- [EXERCISE DESCRIPTION]
Copy out every record below exactly as written, but leave out any pictures.

- [DATA RECORDS]
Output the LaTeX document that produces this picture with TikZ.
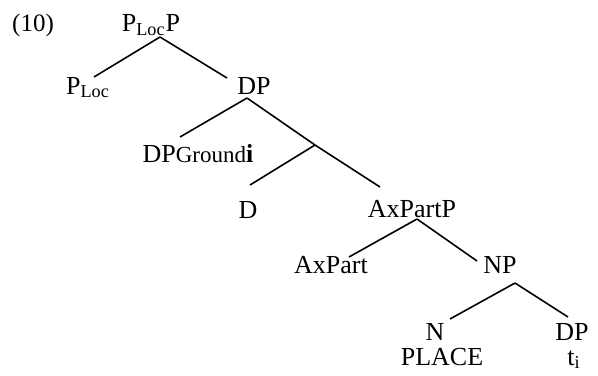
\documentclass[tikz,border=0pt]{standalone}
\usepackage{fontspec}
\setmainfont{Liberation Serif}
\usetikzlibrary{positioning,calc}

\begin{document}
\begin{tikzpicture}[thick,x=0.5pt,y=-0.5pt]
\tikzstyle{cat} = [draw=none,inner sep=0pt,anchor=base,font=\fontsize{13}{15}\selectfont]
\tikzstyle{num} = [draw=none,inner sep=0pt,anchor=base,font=\fontsize{12.5}{14}\selectfont]
\useasboundingbox (0,0) rectangle (598,375);
\node[num] (ex) at (33,31) {(10)} ;
\node[cat] (plocp) at (151,32) {P\textsubscript{Loc}P} ;
\node[cat] (ploc) at (88,94) {P\textsubscript{Loc}} ;
\node[cat] (dp) at (254,94) {DP} ;
\node[cat] (dpg) at (198,162) {DP{\fontsize{11.5}{13}\selectfont Ground}\textbf{i}} ;
\coordinate (j) at (315,145) ;
\node[cat] (d) at (248,218) {D} ;
\node[cat] (axpp) at (412,217) {AxPartP} ;
\node[cat] (axp) at (331,273) {AxPart} ;
\node[cat] (np) at (500,273) {NP} ;
\node[cat] (n) at (435,340) {N} ;
\node[cat] (dpt) at (572,340) {DP} ;
\node[cat] (place) at (442,365) {PLACE} ;
\node[cat] (t) at (574,365) {t\textsubscript{i}} ;
% branches
\draw ($(plocp.base)+(9,5)$) -- ($(ploc.base)+(6,-17)$) ;
\draw ($(plocp.base)+(9,5)$) -- ($(dp.base)+(-27,-16)$) ;
\draw ($(dp.base)+(-7,4)$) -- ($(dpg.base)+(-18,-25)$) ;
\draw ($(dp.base)+(-7,4)$) -- (j) ;
\draw (j) -- ($(d.base)+(2,-33)$) ;
\draw (j) -- ($(axpp.base)+(-32,-30)$) ;
\draw ($(axpp.base)+(5,2)$) -- ($(axp.base)+(18,-16)$) ;
\draw ($(axpp.base)+(5,2)$) -- ($(np.base)+(-23,-12)$) ;
\draw ($(np.base)+(15,10)$) -- ($(n.base)+(15,-21)$) ;
\draw ($(np.base)+(15,10)$) -- ($(dpt.base)+(-4,-23)$) ;
\end{tikzpicture}
\end{document}
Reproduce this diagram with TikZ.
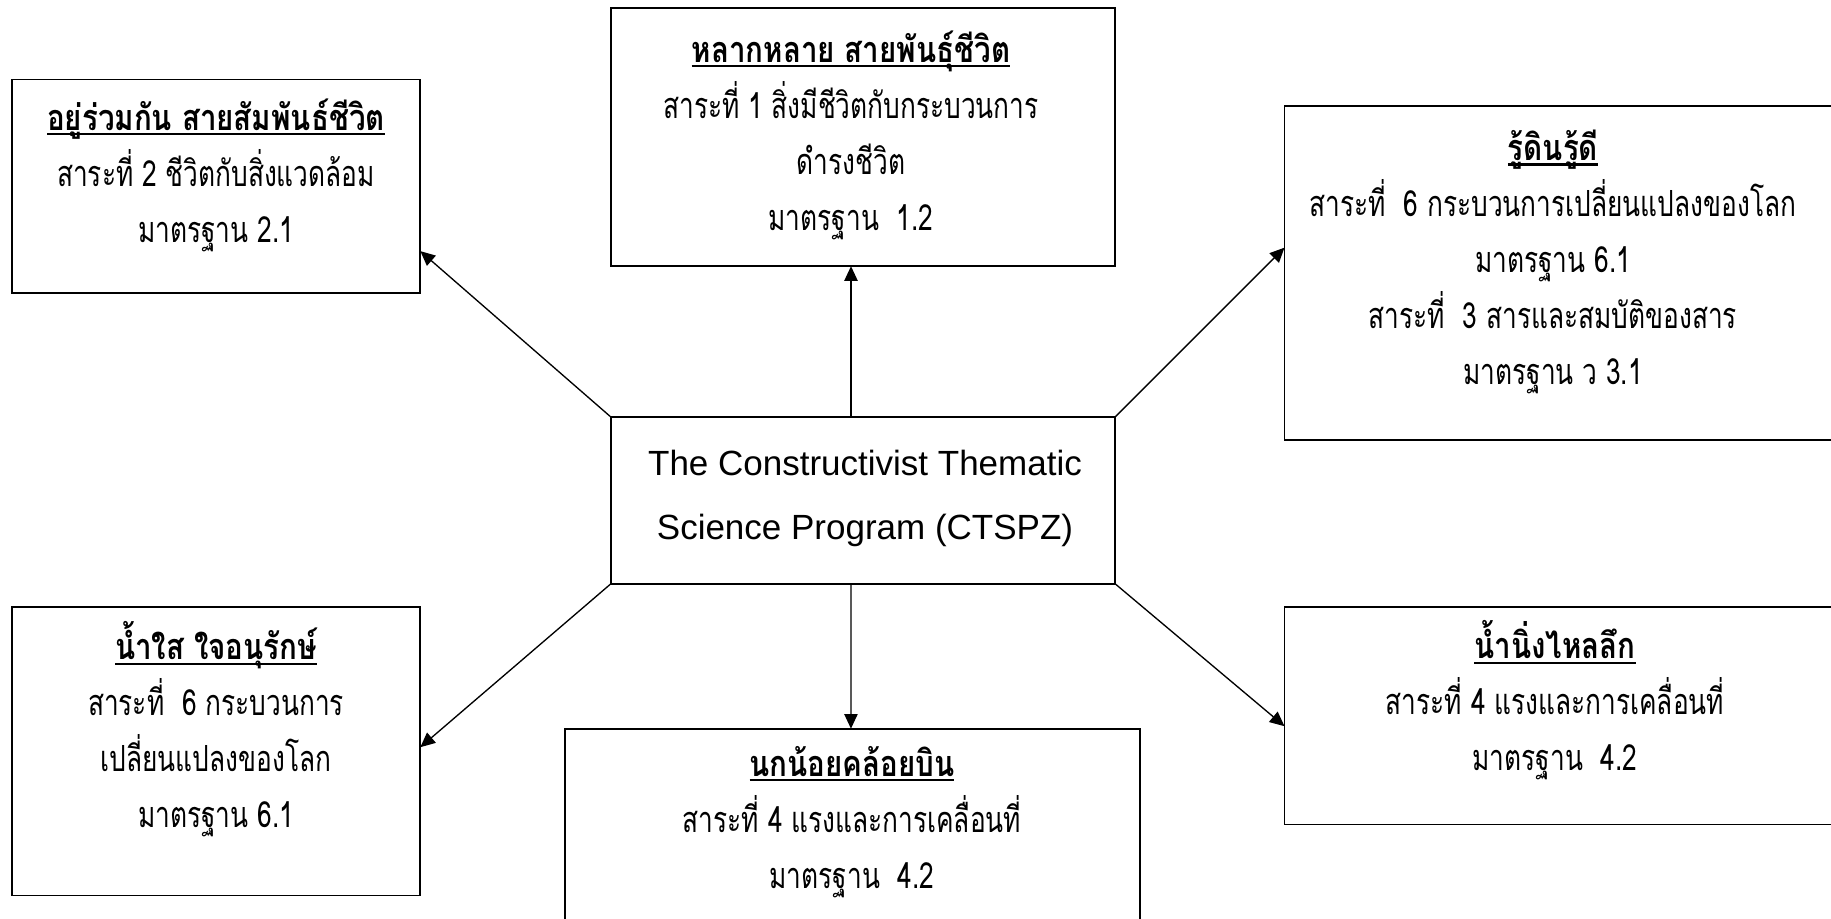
\documentclass[tikz,border=0pt]{standalone}
\usepackage{fontspec}
\setmainfont{Liberation Sans}
\newfontfamily\thaifont[Script=Thai,FakeStretch=0.73]{Loma}
\newfontfamily\thaititle[Script=Thai,FakeStretch=0.82]{Loma}
\usetikzlibrary{arrows.meta,calc}
\newcommand{\thul}[1]{\setbox0=\hbox{\thaititle\bfseries #1}\makebox[0pt][l]{\rule[-0.14em]{\wd0}{0.06em}}\box0}
\begin{document}
\begin{tikzpicture}[x=0.75pt,y=-0.75pt,
  box/.style={draw,line width=1.3pt,inner sep=0pt,outer sep=0pt,rectangle,fill=white},
  thtext/.style={align=center,inner sep=0pt,font=\thaifont\fontsize{27}{42}\selectfont},
  entext/.style={align=center,inner sep=0pt,font=\fontsize{26.25}{48}\selectfont},
  arr/.style={line width=1pt,-{Triangle[length=11pt,width=10pt]}}]
\useasboundingbox (0,0) rectangle (1831,918);
\clip (0,0) rectangle (1831,918);
\fill[white] (0,0) rectangle (1831,918);
% boxes
\node[box,minimum width=306.5pt,minimum height=160.3pt] (A) at (216,186.25) {};
\node[box,minimum width=378.4pt,minimum height=193.5pt] (B) at (863,137.2) {};
\node[box,minimum width=417.4pt,minimum height=250.5pt] (C) at (1562.75,273.25) {};
\node[box,minimum width=378.4pt,minimum height=125.25pt] (M) at (863,500.4) {};
\node[box,minimum width=306.5pt,minimum height=216.3pt] (D) at (216,751.4) {};
\node[box,minimum width=430.9pt,minimum height=151pt] (E) at (852.45,829.35) {};
\node[box,minimum width=417.4pt,minimum height=162.9pt] (F) at (1562.75,715.8) {};
% texts
\node[thtext] (tA) at (216,175) {\thul{อยู่ร่วมกัน สายสัมพันธ์ชีวิต}\\ สาระที่ 2 ชีวิตกับสิ่งแวดล้อม\\ มาตรฐาน 2.1};
\node[thtext] (tB) at (851,135) {\thul{หลากหลาย สายพันธุ์ชีวิต}\\ สาระที่ 1 สิ่งมีชีวิตกับกระบวนการ\\ ดำรงชีวิต\\ มาตรฐาน~ 1.2};
\node[thtext] (tC) at (1553,262) {\thul{รู้ดินรู้ดี}\\ สาระที่~ 6 กระบวนการเปลี่ยนแปลงของโลก\\ มาตรฐาน 6.1\\ สาระที่~ 3 สารและสมบัติของสาร\\ มาตรฐาน ว 3.1};
\node[entext] (tM) at (865,498) {The Constructivist Thematic\\ Science Program (CTSPZ)};
\node[thtext] (tD) at (216,729.5) {\thul{น้ำใส ใจอนุรักษ์}\\ สาระที่~ 6 กระบวนการ\\ เปลี่ยนแปลงของโลก\\ มาตรฐาน 6.1};
\node[thtext] (tE) at (852,822) {\thul{นกน้อยคล้อยบิน}\\ สาระที่ 4 แรงและการเคลื่อนที่\\ มาตรฐาน~ 4.2};
\node[thtext] (tF) at (1555,700.5) {\thul{น้ำนิ่งไหลลึก}\\ สาระที่ 4 แรงและการเคลื่อนที่\\ มาตรฐาน~ 4.2};
% arrows
\draw[arr] ($(M.north)+(-12,0)$) -- ($(B.south)+(-12,0)$);
\draw[arr] ($(M.south)+(-12,0)$) -- ($(E.north)+(-1.5,0)$);
\draw[arr] (M.north west) -- ($(A.south east)+(0,-42)$);
\draw[arr] (M.north east) -- ($(C.west)+(0,-25.6)$);
\draw[arr] (M.south west) -- ($(D.north east)+(0,140)$);
\draw[arr] (M.south east) -- ($(F.north west)+(0,119)$);
\end{tikzpicture}
\end{document}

- [RIGHT ANSWER]
Output the LaTeX document that produces this picture with TikZ.
\documentclass[tikz,border=0pt]{standalone}
\usepackage{fontspec}
\setmainfont{Liberation Serif}
\usetikzlibrary{positioning,calc}

\begin{document}
\begin{tikzpicture}[thick,x=0.5pt,y=-0.5pt]
\tikzstyle{cat} = [draw=none,inner sep=0pt,anchor=base,font=\fontsize{13}{15}\selectfont]
\tikzstyle{num} = [draw=none,inner sep=0pt,anchor=base,font=\fontsize{12.5}{14}\selectfont]
\useasboundingbox (0,0) rectangle (598,375);
\node[num] (ex) at (33,31) {(10)} ;
\node[cat] (plocp) at (151,32) {P\textsubscript{Loc}P} ;
\node[cat] (ploc) at (88,94) {P\textsubscript{Loc}} ;
\node[cat] (dp) at (254,94) {DP} ;
\node[cat] (dpg) at (198,162) {DP{\fontsize{11.5}{13}\selectfont Ground}\textbf{i}} ;
\coordinate (j) at (315,145) ;
\node[cat] (d) at (248,218) {D} ;
\node[cat] (axpp) at (412,217) {AxPartP} ;
\node[cat] (axp) at (331,273) {AxPart} ;
\node[cat] (np) at (500,273) {NP} ;
\node[cat] (n) at (435,340) {N} ;
\node[cat] (dpt) at (572,340) {DP} ;
\node[cat] (place) at (442,365) {PLACE} ;
\node[cat] (t) at (574,365) {t\textsubscript{i}} ;
% branches
\draw ($(plocp.base)+(9,5)$) -- ($(ploc.base)+(6,-17)$) ;
\draw ($(plocp.base)+(9,5)$) -- ($(dp.base)+(-27,-16)$) ;
\draw ($(dp.base)+(-7,4)$) -- ($(dpg.base)+(-18,-25)$) ;
\draw ($(dp.base)+(-7,4)$) -- (j) ;
\draw (j) -- ($(d.base)+(2,-33)$) ;
\draw (j) -- ($(axpp.base)+(-32,-30)$) ;
\draw ($(axpp.base)+(5,2)$) -- ($(axp.base)+(18,-16)$) ;
\draw ($(axpp.base)+(5,2)$) -- ($(np.base)+(-23,-12)$) ;
\draw ($(np.base)+(15,10)$) -- ($(n.base)+(15,-21)$) ;
\draw ($(np.base)+(15,10)$) -- ($(dpt.base)+(-4,-23)$) ;
\end{tikzpicture}
\end{document}
Reproduce this diagram with TikZ.
\documentclass[tikz,border=0pt]{standalone}
\usepackage{fontspec}
\setmainfont{Liberation Sans}
\newfontfamily\thaifont[Script=Thai,FakeStretch=0.73]{Loma}
\newfontfamily\thaititle[Script=Thai,FakeStretch=0.82]{Loma}
\usetikzlibrary{arrows.meta,calc}
\newcommand{\thul}[1]{\setbox0=\hbox{\thaititle\bfseries #1}\makebox[0pt][l]{\rule[-0.14em]{\wd0}{0.06em}}\box0}
\begin{document}
\begin{tikzpicture}[x=0.75pt,y=-0.75pt,
  box/.style={draw,line width=1.3pt,inner sep=0pt,outer sep=0pt,rectangle,fill=white},
  thtext/.style={align=center,inner sep=0pt,font=\thaifont\fontsize{27}{42}\selectfont},
  entext/.style={align=center,inner sep=0pt,font=\fontsize{26.25}{48}\selectfont},
  arr/.style={line width=1pt,-{Triangle[length=11pt,width=10pt]}}]
\useasboundingbox (0,0) rectangle (1831,918);
\clip (0,0) rectangle (1831,918);
\fill[white] (0,0) rectangle (1831,918);
% boxes
\node[box,minimum width=306.5pt,minimum height=160.3pt] (A) at (216,186.25) {};
\node[box,minimum width=378.4pt,minimum height=193.5pt] (B) at (863,137.2) {};
\node[box,minimum width=417.4pt,minimum height=250.5pt] (C) at (1562.75,273.25) {};
\node[box,minimum width=378.4pt,minimum height=125.25pt] (M) at (863,500.4) {};
\node[box,minimum width=306.5pt,minimum height=216.3pt] (D) at (216,751.4) {};
\node[box,minimum width=430.9pt,minimum height=151pt] (E) at (852.45,829.35) {};
\node[box,minimum width=417.4pt,minimum height=162.9pt] (F) at (1562.75,715.8) {};
% texts
\node[thtext] (tA) at (216,175) {\thul{อยู่ร่วมกัน สายสัมพันธ์ชีวิต}\\ สาระที่ 2 ชีวิตกับสิ่งแวดล้อม\\ มาตรฐาน 2.1};
\node[thtext] (tB) at (851,135) {\thul{หลากหลาย สายพันธุ์ชีวิต}\\ สาระที่ 1 สิ่งมีชีวิตกับกระบวนการ\\ ดำรงชีวิต\\ มาตรฐาน~ 1.2};
\node[thtext] (tC) at (1553,262) {\thul{รู้ดินรู้ดี}\\ สาระที่~ 6 กระบวนการเปลี่ยนแปลงของโลก\\ มาตรฐาน 6.1\\ สาระที่~ 3 สารและสมบัติของสาร\\ มาตรฐาน ว 3.1};
\node[entext] (tM) at (865,498) {The Constructivist Thematic\\ Science Program (CTSPZ)};
\node[thtext] (tD) at (216,729.5) {\thul{น้ำใส ใจอนุรักษ์}\\ สาระที่~ 6 กระบวนการ\\ เปลี่ยนแปลงของโลก\\ มาตรฐาน 6.1};
\node[thtext] (tE) at (852,822) {\thul{นกน้อยคล้อยบิน}\\ สาระที่ 4 แรงและการเคลื่อนที่\\ มาตรฐาน~ 4.2};
\node[thtext] (tF) at (1555,700.5) {\thul{น้ำนิ่งไหลลึก}\\ สาระที่ 4 แรงและการเคลื่อนที่\\ มาตรฐาน~ 4.2};
% arrows
\draw[arr] ($(M.north)+(-12,0)$) -- ($(B.south)+(-12,0)$);
\draw[arr] ($(M.south)+(-12,0)$) -- ($(E.north)+(-1.5,0)$);
\draw[arr] (M.north west) -- ($(A.south east)+(0,-42)$);
\draw[arr] (M.north east) -- ($(C.west)+(0,-25.6)$);
\draw[arr] (M.south west) -- ($(D.north east)+(0,140)$);
\draw[arr] (M.south east) -- ($(F.north west)+(0,119)$);
\end{tikzpicture}
\end{document}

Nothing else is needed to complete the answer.